After the RBI‘s decision to unanimously keep the repo rate unchanged at 6.5 per cent, State Bank of India chairman Dinesh Khara on Thursday said that the decision was on “expected lines”.
The repo rate is the rate of interest at which RBI lends to other banks. The Reserve Bank of India’s (RBI) monetary policy committee unanimously decided to keep the repo rate unchanged at 6.5 per cent. “The RBI decision to pause was largely on expected lines. The communication was nuanced and tailored to anchor market expectations for the future in terms of a durable glide path of inflation. The bouquet of policy changes on the development front covers a wide spectrum and prioritizes resolution, risk management, and digital innovation, and addresses issues relating to market microstructure. Overall, the policy is an apt statement in the backdrop of a global economy that is still mired in growth-related uncertainties and labour market rigidities,” said SBI chairman Dinesh Khara.

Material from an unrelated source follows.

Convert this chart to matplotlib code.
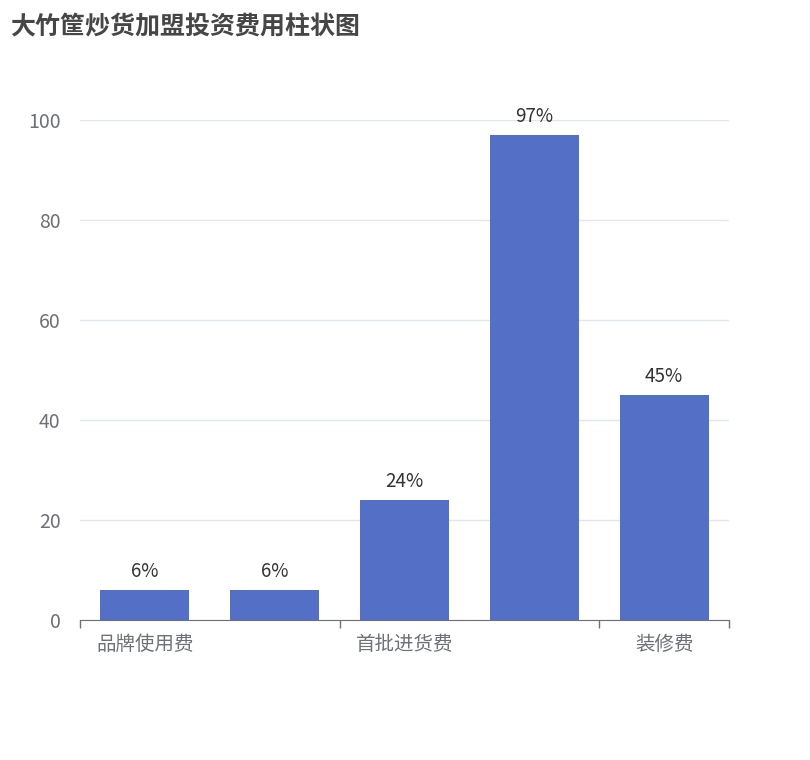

A consistent decline in inflation (currently at an 18-month low) and its potential for further decline may have prompted the central bank to put the brake on the key interest rate again.
Inflation has been a concern for many countries, including advanced economies, but India has managed to steer its inflation trajectory quite well. The RBI in its April meeting, the first in 2023-24, had paused the repo rate.
With regard to the GDP outlook, the RBI expects India’s 2023-24 growth to be similar to its earlier estimate of 6.5 per cent, with a quarter projected Q1 at 8.0 per cent, Q2 at 6.5 per cent, Q3 at 6.0 per cent, and Q4 at 5.7 per cent.
As per the provisional estimates released by the National Statistical Office (NSO) recently, real GDP growth for 2022-23 stood at 7.2 per cent, higher than the 7 per cent projected. The government expects an upward revision in the 2022-23 GDP numbers going ahead.
Further, RBI lowered India’s inflation projection for 2023-24 to 5.1 per cent against its April estimate of 5.2 per cent.
On a quarterly basis, retail inflation (or Consumer Price Index) in Q1 is seen at 4.6 per cent, Q2 at 5.2 per cent, Q3 at 5.4 per cent, and Q4 at 5.2 per cent, RBI Governor Shaktikanta Das said Thursday while reading out the monetary policy statement after a three-day deliberation.
India’s headline inflation has come down during March-April 2023 to 4.7 per cent in April, the lowest since November 2021.”Let me re-emphasise that headline inflation still remains above the target and being within the tolerance band is not enough. Our goal is to achieve the target of 4.0 per cent, going forward,” Das said.